Exercise objective: For the data below, report the number of lines that contain the string "script" and nothing else.

Input rows:
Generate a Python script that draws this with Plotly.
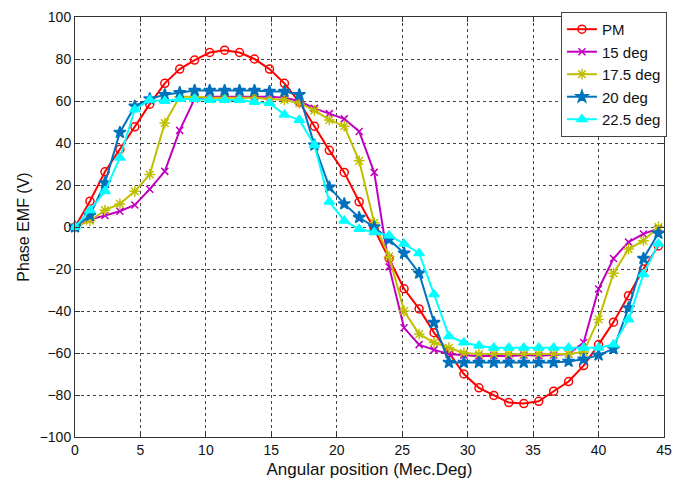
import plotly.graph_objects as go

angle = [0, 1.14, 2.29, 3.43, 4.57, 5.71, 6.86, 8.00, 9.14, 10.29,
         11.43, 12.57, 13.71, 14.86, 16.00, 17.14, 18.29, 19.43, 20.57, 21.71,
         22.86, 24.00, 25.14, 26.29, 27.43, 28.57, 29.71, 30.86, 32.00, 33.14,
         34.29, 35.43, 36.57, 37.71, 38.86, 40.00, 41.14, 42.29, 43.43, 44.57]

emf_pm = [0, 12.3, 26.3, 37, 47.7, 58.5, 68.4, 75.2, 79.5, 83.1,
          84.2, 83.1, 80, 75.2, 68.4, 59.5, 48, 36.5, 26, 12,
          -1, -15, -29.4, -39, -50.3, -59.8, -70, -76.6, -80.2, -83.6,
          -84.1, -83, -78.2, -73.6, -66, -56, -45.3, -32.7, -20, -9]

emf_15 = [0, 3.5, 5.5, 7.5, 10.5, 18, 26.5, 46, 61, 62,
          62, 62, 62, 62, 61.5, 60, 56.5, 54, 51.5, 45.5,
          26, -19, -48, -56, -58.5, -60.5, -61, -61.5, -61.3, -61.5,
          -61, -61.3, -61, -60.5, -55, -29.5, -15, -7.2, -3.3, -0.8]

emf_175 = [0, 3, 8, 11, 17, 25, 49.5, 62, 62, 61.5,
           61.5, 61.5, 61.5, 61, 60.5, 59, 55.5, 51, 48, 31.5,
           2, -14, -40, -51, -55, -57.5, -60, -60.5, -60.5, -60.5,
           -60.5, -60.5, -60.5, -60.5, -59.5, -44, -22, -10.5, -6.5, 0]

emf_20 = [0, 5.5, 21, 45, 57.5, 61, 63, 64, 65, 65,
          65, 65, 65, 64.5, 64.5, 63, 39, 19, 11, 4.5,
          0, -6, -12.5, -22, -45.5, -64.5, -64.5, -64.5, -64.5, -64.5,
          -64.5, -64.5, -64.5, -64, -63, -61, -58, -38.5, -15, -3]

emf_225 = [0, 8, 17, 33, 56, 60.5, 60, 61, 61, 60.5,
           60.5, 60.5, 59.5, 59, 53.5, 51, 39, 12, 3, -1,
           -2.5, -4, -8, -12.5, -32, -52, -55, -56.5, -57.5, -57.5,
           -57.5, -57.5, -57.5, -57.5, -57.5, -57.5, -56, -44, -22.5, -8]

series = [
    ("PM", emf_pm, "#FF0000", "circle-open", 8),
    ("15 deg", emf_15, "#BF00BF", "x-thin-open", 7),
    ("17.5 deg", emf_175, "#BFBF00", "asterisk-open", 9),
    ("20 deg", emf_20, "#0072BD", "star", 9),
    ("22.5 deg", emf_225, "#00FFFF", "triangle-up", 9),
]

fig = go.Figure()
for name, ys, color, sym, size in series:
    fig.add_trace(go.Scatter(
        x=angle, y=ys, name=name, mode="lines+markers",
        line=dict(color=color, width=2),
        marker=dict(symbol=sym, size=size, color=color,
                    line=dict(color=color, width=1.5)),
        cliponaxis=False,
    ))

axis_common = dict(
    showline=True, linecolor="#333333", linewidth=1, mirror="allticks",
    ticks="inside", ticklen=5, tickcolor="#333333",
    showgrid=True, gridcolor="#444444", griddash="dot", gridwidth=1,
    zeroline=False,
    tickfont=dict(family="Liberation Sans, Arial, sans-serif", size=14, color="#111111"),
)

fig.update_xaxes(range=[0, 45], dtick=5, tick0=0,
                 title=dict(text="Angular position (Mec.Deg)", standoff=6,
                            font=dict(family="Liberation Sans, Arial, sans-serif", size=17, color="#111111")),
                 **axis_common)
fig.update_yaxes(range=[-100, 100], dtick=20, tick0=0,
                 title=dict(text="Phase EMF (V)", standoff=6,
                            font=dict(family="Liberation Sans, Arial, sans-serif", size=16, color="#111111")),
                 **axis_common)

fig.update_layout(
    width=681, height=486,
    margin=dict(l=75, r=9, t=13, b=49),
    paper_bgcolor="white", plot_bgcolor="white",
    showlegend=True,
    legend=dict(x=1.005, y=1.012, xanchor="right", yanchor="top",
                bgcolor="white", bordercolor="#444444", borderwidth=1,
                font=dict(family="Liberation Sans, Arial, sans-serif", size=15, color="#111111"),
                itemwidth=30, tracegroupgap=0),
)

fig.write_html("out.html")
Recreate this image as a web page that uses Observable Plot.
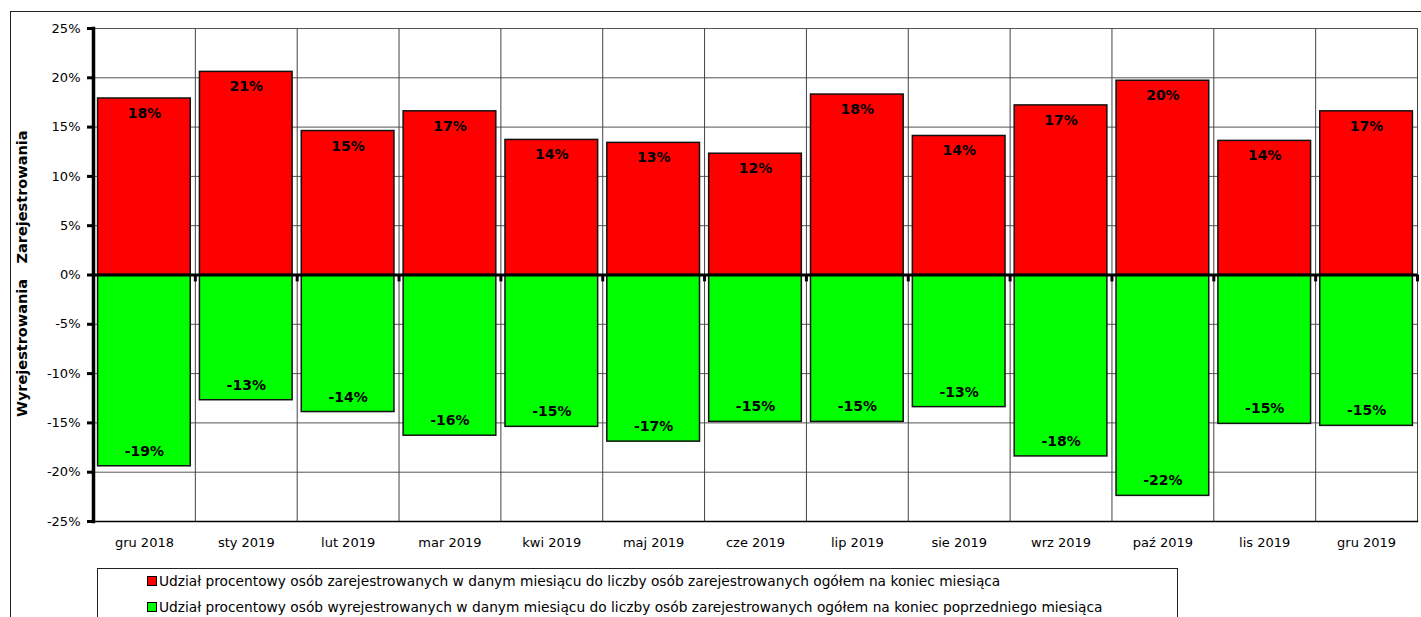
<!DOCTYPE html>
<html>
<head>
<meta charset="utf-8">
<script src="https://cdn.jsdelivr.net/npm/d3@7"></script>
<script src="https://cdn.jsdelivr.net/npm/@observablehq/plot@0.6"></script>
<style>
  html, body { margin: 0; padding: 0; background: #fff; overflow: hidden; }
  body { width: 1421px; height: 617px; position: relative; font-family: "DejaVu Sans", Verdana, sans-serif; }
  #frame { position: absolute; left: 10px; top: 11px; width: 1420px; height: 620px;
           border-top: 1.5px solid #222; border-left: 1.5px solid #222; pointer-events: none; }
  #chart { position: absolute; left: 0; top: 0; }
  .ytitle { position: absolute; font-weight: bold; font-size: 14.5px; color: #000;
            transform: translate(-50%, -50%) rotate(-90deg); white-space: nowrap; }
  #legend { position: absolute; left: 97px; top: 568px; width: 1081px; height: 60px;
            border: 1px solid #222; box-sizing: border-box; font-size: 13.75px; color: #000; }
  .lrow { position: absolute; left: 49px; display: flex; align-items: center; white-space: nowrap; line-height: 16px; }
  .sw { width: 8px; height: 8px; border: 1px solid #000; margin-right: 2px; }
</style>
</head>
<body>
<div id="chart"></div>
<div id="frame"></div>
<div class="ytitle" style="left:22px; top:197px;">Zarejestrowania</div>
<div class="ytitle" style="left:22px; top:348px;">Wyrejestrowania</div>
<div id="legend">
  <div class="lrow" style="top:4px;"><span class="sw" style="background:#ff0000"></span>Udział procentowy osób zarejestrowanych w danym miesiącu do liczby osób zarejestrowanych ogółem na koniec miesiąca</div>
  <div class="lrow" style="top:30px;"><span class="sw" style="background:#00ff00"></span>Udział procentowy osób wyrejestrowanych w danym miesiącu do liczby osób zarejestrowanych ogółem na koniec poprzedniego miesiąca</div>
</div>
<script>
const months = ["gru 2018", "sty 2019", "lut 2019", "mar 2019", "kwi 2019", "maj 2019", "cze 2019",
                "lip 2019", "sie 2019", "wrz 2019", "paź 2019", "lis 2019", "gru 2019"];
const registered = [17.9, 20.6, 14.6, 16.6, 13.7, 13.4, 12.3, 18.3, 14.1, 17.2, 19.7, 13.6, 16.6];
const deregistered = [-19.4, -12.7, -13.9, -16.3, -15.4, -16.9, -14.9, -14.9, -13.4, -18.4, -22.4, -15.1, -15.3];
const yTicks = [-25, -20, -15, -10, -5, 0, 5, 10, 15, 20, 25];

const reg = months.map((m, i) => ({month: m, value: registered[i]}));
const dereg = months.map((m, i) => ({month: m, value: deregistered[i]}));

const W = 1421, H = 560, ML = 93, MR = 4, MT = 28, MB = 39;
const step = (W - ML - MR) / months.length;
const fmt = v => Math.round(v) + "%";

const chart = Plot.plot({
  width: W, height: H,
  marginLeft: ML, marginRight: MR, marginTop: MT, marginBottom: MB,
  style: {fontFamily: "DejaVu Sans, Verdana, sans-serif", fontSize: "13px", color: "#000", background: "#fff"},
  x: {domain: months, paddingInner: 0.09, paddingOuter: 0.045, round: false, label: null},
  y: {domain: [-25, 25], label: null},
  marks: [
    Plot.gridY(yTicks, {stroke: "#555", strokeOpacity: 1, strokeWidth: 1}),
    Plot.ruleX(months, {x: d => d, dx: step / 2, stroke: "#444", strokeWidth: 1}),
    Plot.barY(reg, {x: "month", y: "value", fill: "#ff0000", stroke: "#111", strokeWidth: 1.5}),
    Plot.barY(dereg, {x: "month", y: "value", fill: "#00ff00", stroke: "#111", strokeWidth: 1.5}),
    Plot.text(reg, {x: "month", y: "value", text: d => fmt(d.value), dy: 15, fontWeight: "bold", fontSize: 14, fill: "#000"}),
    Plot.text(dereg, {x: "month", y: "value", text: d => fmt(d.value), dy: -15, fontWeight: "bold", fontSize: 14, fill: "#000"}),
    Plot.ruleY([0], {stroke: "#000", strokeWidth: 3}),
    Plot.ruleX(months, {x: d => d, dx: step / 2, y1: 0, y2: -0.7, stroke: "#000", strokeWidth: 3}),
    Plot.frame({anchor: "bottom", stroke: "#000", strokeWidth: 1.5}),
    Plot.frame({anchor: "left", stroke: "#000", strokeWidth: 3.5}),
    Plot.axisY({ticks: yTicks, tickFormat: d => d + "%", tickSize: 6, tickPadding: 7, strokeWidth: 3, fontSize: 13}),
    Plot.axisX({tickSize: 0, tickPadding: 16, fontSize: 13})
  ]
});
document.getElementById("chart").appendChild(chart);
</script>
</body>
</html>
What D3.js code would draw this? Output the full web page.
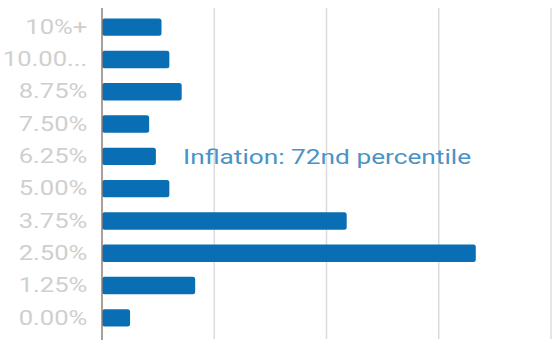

Task response: 5